Było ich troje, po wypadku została tylko ona. Kierowca i pasażer audi, które zderzyło się z ciężarówką w Nowym Orzechowie (woj. lubelskie) uciekli z miejsca zdarzenia, zostawiając ranną, zakleszczoną w aucie koleżankę. Policjanci wiedzą już, kim są obaj mężczyźni i kto kierował autem.
Policjanci z Parczewa (woj. lubelskie) wyjaśniają okoliczności wypadku, do którego doszło w środę nad ranem na drodze wojewódzkiej nr 820.
Doszło tam do zderzenia auta osobowego z samochodem ciężarowym. - Ze zgłoszenia wynikało, że kierujący pojazdem marki audi wjechał po zderzeniu do rowu, gdzie dachował – mówi starszy aspirant Artur Łopacki z parczewskiej policji.
Samochodem podróżowały trzy osoby: dwóch mężczyzn i kobieta. Kiedy jednak na miejscu pojawiły się straż pożarna i policja, w audi znajdowała się już tylko zakleszczona kobieta.

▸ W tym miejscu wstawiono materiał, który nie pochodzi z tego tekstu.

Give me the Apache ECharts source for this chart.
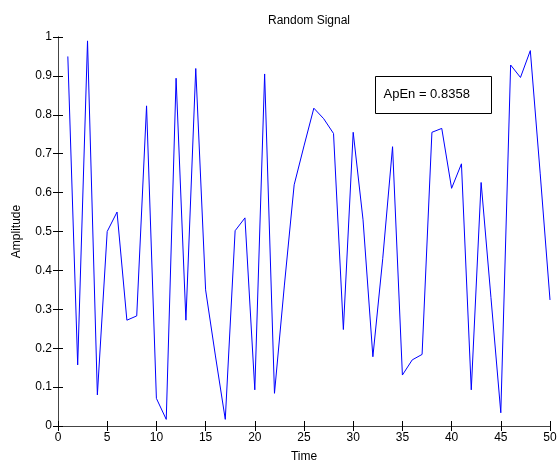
<!DOCTYPE html>
<html>
<head>
<meta charset="utf-8">
<script src="https://cdn.jsdelivr.net/npm/echarts@6/dist/echarts.min.js"></script>
<style>html,body{margin:0;padding:0;background:#fff;}#c{width:558px;height:464px;}</style>
</head>
<body>
<div id="c"></div>
<script>
var times = [];
for (var i = 1; i <= 50; i++) times.push(i);
var amplitude = [
  0.95, 0.157, 0.99, 0.08, 0.50, 0.55, 0.272, 0.283, 0.823, 0.071,
  0.017, 0.894, 0.272, 0.919, 0.35, 0.18, 0.017, 0.502, 0.535, 0.093,
  0.905, 0.084, 0.36, 0.62, 0.72, 0.817, 0.79, 0.752, 0.248, 0.755,
  0.53, 0.178, 0.43, 0.718, 0.131, 0.170, 0.184, 0.755, 0.765, 0.611,
  0.674, 0.093, 0.626, 0.33, 0.034, 0.928, 0.896, 0.965, 0.65, 0.324
];
var xTicks = [0, 5, 10, 15, 20, 25, 30, 35, 40, 45, 50];
var yTicks = [0, 0.1, 0.2, 0.3, 0.4, 0.5, 0.6, 0.7, 0.8, 0.9, 1];
var annotation = 'ApEn = 0.8358';

var data = times.map(function (t, i) { return [t, amplitude[i]]; });
var font = 'Liberation Sans, Arial, sans-serif';
var axisLine = { show: true, lineStyle: { color: '#444', width: 1 } };
var tick = { show: true, inside: true, length: 5, lineStyle: { color: '#000' } };

var chart = echarts.init(document.getElementById('c'), null, { renderer: 'canvas' });
chart.setOption({
  animation: false,
  backgroundColor: '#fff',
  title: {
    text: 'Random Signal', left: 304, top: 10, textAlign: 'center',
    textStyle: { fontFamily: font, fontSize: 12, fontWeight: 'normal', color: '#000' }
  },
  grid: { left: 58, right: 8, top: 37, bottom: 38, containLabel: false, outerBoundsMode: 'none' },
  xAxis: [{
    type: 'value', min: 0, max: 50, interval: 5,
    name: 'Time', nameLocation: 'middle', nameGap: 25,
    nameTextStyle: { fontFamily: font, fontSize: 12, color: '#000' },
    axisLine: axisLine, axisTick: tick, splitLine: { show: false },
    axisLabel: { fontFamily: font, fontSize: 12, color: '#000', margin: 6 }
  }, {
    type: 'value', min: 0, max: 50, interval: 5, position: 'top',
    axisLine: axisLine, axisTick: tick, splitLine: { show: false },
    axisLabel: { show: false }
  }],
  yAxis: [{
    type: 'value', min: 0, max: 1, interval: 0.1,
    name: 'Amplitude', nameLocation: 'middle', nameGap: 35, nameRotate: 90,
    nameTextStyle: { fontFamily: font, fontSize: 12, color: '#000' },
    axisLine: axisLine, axisTick: tick, splitLine: { show: false },
    axisLabel: {
      fontFamily: font, fontSize: 12, color: '#000', margin: 6,
      formatter: function (v) { return String(Math.round(v * 10) / 10); }
    }
  }, {
    type: 'value', min: 0, max: 1, interval: 0.1, position: 'right',
    axisLine: axisLine, axisTick: tick, splitLine: { show: false },
    axisLabel: { show: false }
  }],
  series: [{
    type: 'line', data: data, xAxisIndex: 0, yAxisIndex: 0,
    showSymbol: false, symbol: 'none',
    lineStyle: { color: '#0000ff', width: 1 }
  }],
  graphic: [{
    type: 'group', left: 375, top: 76,
    children: [{
      type: 'rect', shape: { x: 0, y: 0, width: 116, height: 37 },
      style: { fill: '#fff', stroke: '#000', lineWidth: 1 }
    }, {
      type: 'text', x: 8, y: 18,
      style: { text: annotation, font: '13px ' + font, fill: '#000', textVerticalAlign: 'middle' }
    }]
  }]
});
</script>
</body>
</html>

- Jak się okazało, kierujący wraz z pasażerem uciekli z miejsca zdarzenia, nie udzielając jej pomocy. Z bardzo poważnymi obrażeniami trafiła do szpitala – dodaje Łopacki.
Już w rękach policji
Policjanci ustalili dane personalne obu mężczyzn. Okazało się, że jeden z nich zgłosił się po wypadku do szpitala w sąsiednim powiecie. – Twierdził, że spadł z drzewa i stąd te obrażenia. Szybko ustaliliśmy, że brał udział w zdarzeniu w Nowym Orzechowie – mówi Łopacki.
Drugi mężczyzna, mieszkaniec gminy Sosnowa, ostatecznie sam zgłosił się na komendę. Został przesłuchany w czwartek. - 35-latek w chwili zgłoszenia był trzeźwy. Pobrano mu jeszcze krew do analiz. Mężczyzna został zatrzymany. Usłyszał już zarzut spowodowania wypadku drogowego, do którego się przyznał. Za takie przestępstwo może mu teraz grozić do ośmiu lat pozbawienia wolności – dodaje rzecznik.